Furthermore, “the very possibility of a Quebec cinema is dependent on television and on state aid from provincial or federal sources” (Morris 17). For Inuit audiences the same would also be true, with the majority of media consumption in Nunavut occurring via television. Given the Canadian content (CANCON) requirements in place for all provinces and territories, the success of television production in these areas is not altogether surprising. With CANCON requirements in place, the production of regionally appropriate material is quite simply a necessity both for the viewers and producers.
Where Morris classifies Quebec’s cinema as “the most exportable cultural artefact, that which posses the most significant interface with the world industry” (4), Marks bemoans the rarity of the majority of Inuit gaining any visibility outside of Inuit audiences. And where Marks connects Inuit filmmaking with the continuance of the oral tradition of the Inuit people, Morris claims Quebec cinema is connected with, “close dialogue and even osmosis with the documentary form and tradition” (5). In both cases, the Inuit and Quebecois film industries have been directly tied with a cultural expression of what is distinct to the areas from which they’ve emerged – and in many ways, have come to represent in the understanding of those areas by the rest of Canada and the world. Granted, this applies only to those films which receive both national and international attention.
A primary difference outlined between the Inuit and Quebecois systems, however, is linked to the prevalence of auteur-driven cinema in Quebec, and the rejection of the concept in Nunavut. While Quebecois productions aim for international attention via exposure in France (and in particular the monumental annual film festivals there), “Inuit producers do not care very much what southerners think about their works” (14). And while the established Francophone approach to film is primarily focused on the director behind each work, the Inuit system of group-think and collaboration brings with it the over-riding notion of a work’s creation for the good of a community vs. personal glory for the minds behind it. As a successful method to further the teachings of the Inuit Elders, the over-riding goal of Inuit productions is a somewhat more culturally protective mode than that of Quebecois cinema.
While the majority of writers in Canadian film studies have long struggled with the idea of a “national cinema” for the country as a whole, by looking at Morris and Marks, it’s tempting to consider a working model that’s based on a far more inclusionary method of definition than would be common in most other nations (although one can find similarities in the likes of Belgian’s Flemish population and Spain’s Basque population).

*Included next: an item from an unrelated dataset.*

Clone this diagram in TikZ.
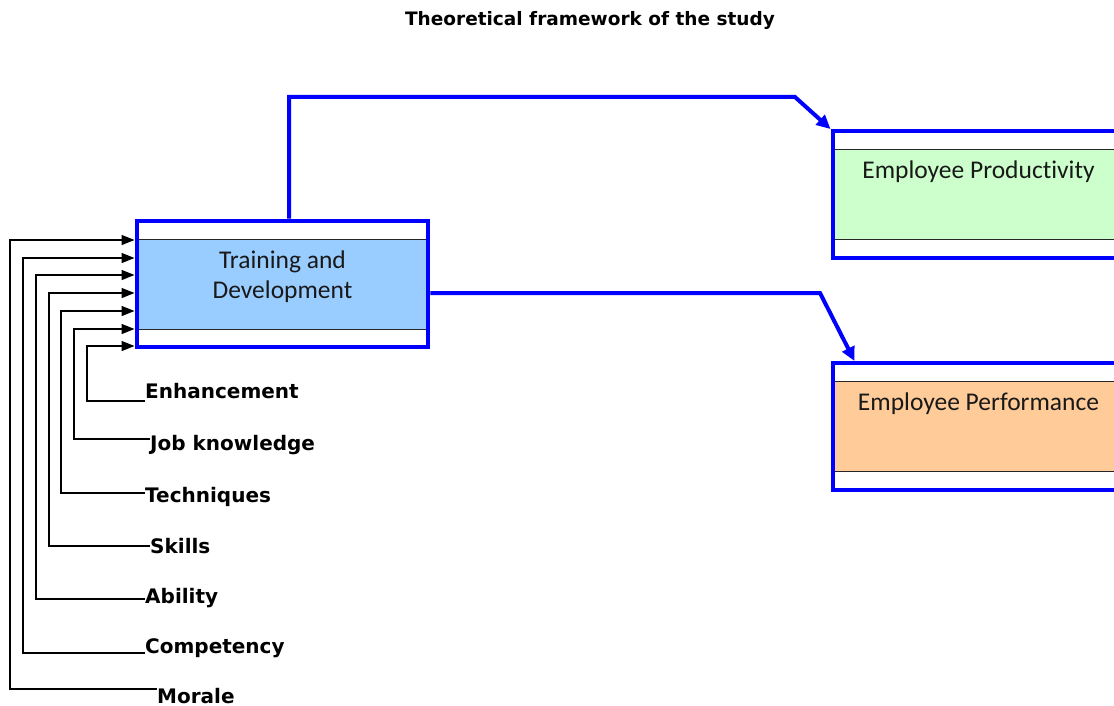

Canada is part-Inuit, part-Anglophone, and part-Francophone (amongst several other recognized aboriginal groups on top of that), and while the separate cinemas produced within those regions bring their own differing modes of production, expectations, and approaches, they all reside under the umbrella of Canadian identity. While Marks and Morris are focusing on entirely different locales, the similarities from within still connect both industries as parallel forces struggling to define themselves within both a regional and wider national context. While the statement has been made in reference to Inuit production, Marks’ notion of “the connection to community, land and ultimately sovereignty is fundamental to their work” (Marks 17) is an idea that works for not only Inuit and Quebecois cinema, but Canadian national cinema as a whole, a mutating beast with three heads that more often than not actually face in the same direction.